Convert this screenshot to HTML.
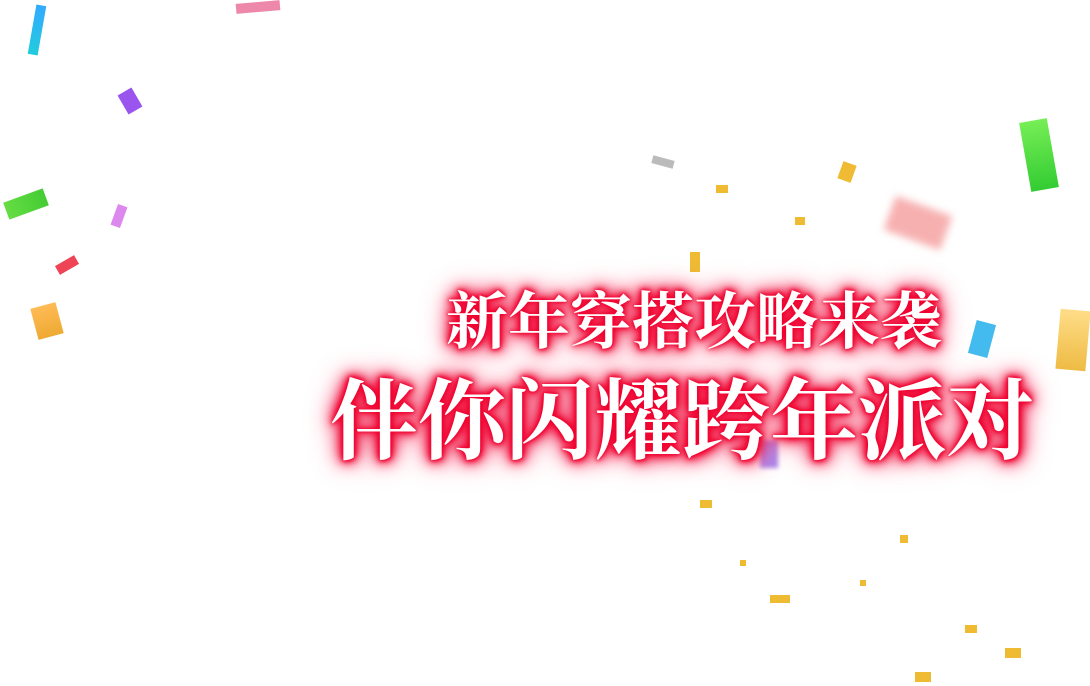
<!DOCTYPE html>
<html><head><meta charset="utf-8"><style>
html,body{margin:0;padding:0;background:#fff;width:1090px;height:686px;overflow:hidden;position:relative}
.t{position:absolute;font-family:"Liberation Serif","Noto Serif CJK SC",serif;font-weight:bold;color:#fff;white-space:nowrap;
text-shadow:0 0 3px #f0002e,0 0 5px #f0002e,0 0 8px #f0002e,0 0 10px #f0002e,0 0 14px #f01040,0 0 18px #f02050,0 0 24px #f04068,0 0 34px #f780a0}
.c{position:absolute}
</style></head><body>
<div class="c" style="left:32px;top:5px;width:10px;height:50px;background:linear-gradient(#3af,#2cd);transform:rotate(10deg)"></div>
<div class="c" style="left:236px;top:2px;width:44px;height:10px;background:#e8a;transform:rotate(-5deg)"></div>
<div class="c" style="left:122px;top:90px;width:16px;height:22px;background:#95e;transform:rotate(-30deg)"></div>
<div class="c" style="left:5px;top:195px;width:42px;height:18px;background:linear-gradient(90deg,#6d4,#4c3);transform:rotate(-20deg)"></div>
<div class="c" style="left:114px;top:205px;width:10px;height:22px;background:#d8e;transform:rotate(20deg)"></div>
<div class="c" style="left:56px;top:260px;width:22px;height:10px;background:#e45;transform:rotate(-30deg)"></div>
<div class="c" style="left:34px;top:305px;width:26px;height:32px;background:linear-gradient(#fb5,#ea3);transform:rotate(-15deg)"></div>
<div class="c" style="left:652px;top:158px;width:22px;height:8px;background:#bbb;transform:rotate(15deg)"></div>
<div class="c" style="left:840px;top:163px;width:14px;height:18px;background:#eb3;transform:rotate(20deg)"></div>
<div class="c" style="left:716px;top:185px;width:12px;height:8px;background:#eb3"></div>
<div class="c" style="left:795px;top:217px;width:10px;height:8px;background:#eb3"></div>
<div class="c" style="left:690px;top:252px;width:10px;height:20px;background:#eb3"></div>
<div class="c" style="left:1025px;top:120px;width:28px;height:70px;background:linear-gradient(#7e5,#3c3);transform:rotate(-10deg)"></div>
<div class="c" style="left:888px;top:205px;width:60px;height:36px;background:#f7b0b0;filter:blur(4px);transform:rotate(20deg)"></div>
<div class="c" style="left:972px;top:322px;width:20px;height:34px;background:#4be;transform:rotate(15deg)"></div>
<div class="c" style="left:1058px;top:310px;width:30px;height:60px;background:linear-gradient(#fd8,#eb4);transform:rotate(5deg)"></div>
<div class="c" style="left:760px;top:440px;width:18px;height:28px;background:#a8e;filter:blur(2px)"></div>
<div class="c" style="left:700px;top:500px;width:12px;height:8px;background:#eb3"></div>
<div class="c" style="left:770px;top:595px;width:20px;height:8px;background:#eb3"></div>
<div class="c" style="left:900px;top:535px;width:8px;height:8px;background:#eb3"></div>
<div class="c" style="left:965px;top:625px;width:12px;height:8px;background:#eb3"></div>
<div class="c" style="left:1005px;top:648px;width:16px;height:10px;background:#eb3"></div>
<div class="c" style="left:915px;top:672px;width:16px;height:10px;background:#eb3"></div>
<div class="c" style="left:860px;top:580px;width:6px;height:6px;background:#eb3"></div>
<div class="c" style="left:740px;top:560px;width:6px;height:6px;background:#eb3"></div>
<div class="t" style="left:446px;top:272px;font-size:62px">新年穿搭攻略来袭</div>
<div class="t" style="left:330px;top:352px;font-size:88px">伴你闪耀跨年派对</div>
</body></html>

++++++++

> **Given task**: Set down the material above as is, without any pictures.

> **Task response**:
Convert this screenshot to HTML.
<!DOCTYPE html>
<html><head><meta charset="utf-8"><style>
html,body{margin:0;padding:0;background:#fff;width:1090px;height:686px;overflow:hidden;position:relative}
.t{position:absolute;font-family:"Liberation Serif","Noto Serif CJK SC",serif;font-weight:bold;color:#fff;white-space:nowrap;
text-shadow:0 0 3px #f0002e,0 0 5px #f0002e,0 0 8px #f0002e,0 0 10px #f0002e,0 0 14px #f01040,0 0 18px #f02050,0 0 24px #f04068,0 0 34px #f780a0}
.c{position:absolute}
</style></head><body>
<div class="c" style="left:32px;top:5px;width:10px;height:50px;background:linear-gradient(#3af,#2cd);transform:rotate(10deg)"></div>
<div class="c" style="left:236px;top:2px;width:44px;height:10px;background:#e8a;transform:rotate(-5deg)"></div>
<div class="c" style="left:122px;top:90px;width:16px;height:22px;background:#95e;transform:rotate(-30deg)"></div>
<div class="c" style="left:5px;top:195px;width:42px;height:18px;background:linear-gradient(90deg,#6d4,#4c3);transform:rotate(-20deg)"></div>
<div class="c" style="left:114px;top:205px;width:10px;height:22px;background:#d8e;transform:rotate(20deg)"></div>
<div class="c" style="left:56px;top:260px;width:22px;height:10px;background:#e45;transform:rotate(-30deg)"></div>
<div class="c" style="left:34px;top:305px;width:26px;height:32px;background:linear-gradient(#fb5,#ea3);transform:rotate(-15deg)"></div>
<div class="c" style="left:652px;top:158px;width:22px;height:8px;background:#bbb;transform:rotate(15deg)"></div>
<div class="c" style="left:840px;top:163px;width:14px;height:18px;background:#eb3;transform:rotate(20deg)"></div>
<div class="c" style="left:716px;top:185px;width:12px;height:8px;background:#eb3"></div>
<div class="c" style="left:795px;top:217px;width:10px;height:8px;background:#eb3"></div>
<div class="c" style="left:690px;top:252px;width:10px;height:20px;background:#eb3"></div>
<div class="c" style="left:1025px;top:120px;width:28px;height:70px;background:linear-gradient(#7e5,#3c3);transform:rotate(-10deg)"></div>
<div class="c" style="left:888px;top:205px;width:60px;height:36px;background:#f7b0b0;filter:blur(4px);transform:rotate(20deg)"></div>
<div class="c" style="left:972px;top:322px;width:20px;height:34px;background:#4be;transform:rotate(15deg)"></div>
<div class="c" style="left:1058px;top:310px;width:30px;height:60px;background:linear-gradient(#fd8,#eb4);transform:rotate(5deg)"></div>
<div class="c" style="left:760px;top:440px;width:18px;height:28px;background:#a8e;filter:blur(2px)"></div>
<div class="c" style="left:700px;top:500px;width:12px;height:8px;background:#eb3"></div>
<div class="c" style="left:770px;top:595px;width:20px;height:8px;background:#eb3"></div>
<div class="c" style="left:900px;top:535px;width:8px;height:8px;background:#eb3"></div>
<div class="c" style="left:965px;top:625px;width:12px;height:8px;background:#eb3"></div>
<div class="c" style="left:1005px;top:648px;width:16px;height:10px;background:#eb3"></div>
<div class="c" style="left:915px;top:672px;width:16px;height:10px;background:#eb3"></div>
<div class="c" style="left:860px;top:580px;width:6px;height:6px;background:#eb3"></div>
<div class="c" style="left:740px;top:560px;width:6px;height:6px;background:#eb3"></div>
<div class="t" style="left:446px;top:272px;font-size:62px">新年穿搭攻略来袭</div>
<div class="t" style="left:330px;top:352px;font-size:88px">伴你闪耀跨年派对</div>
</body></html>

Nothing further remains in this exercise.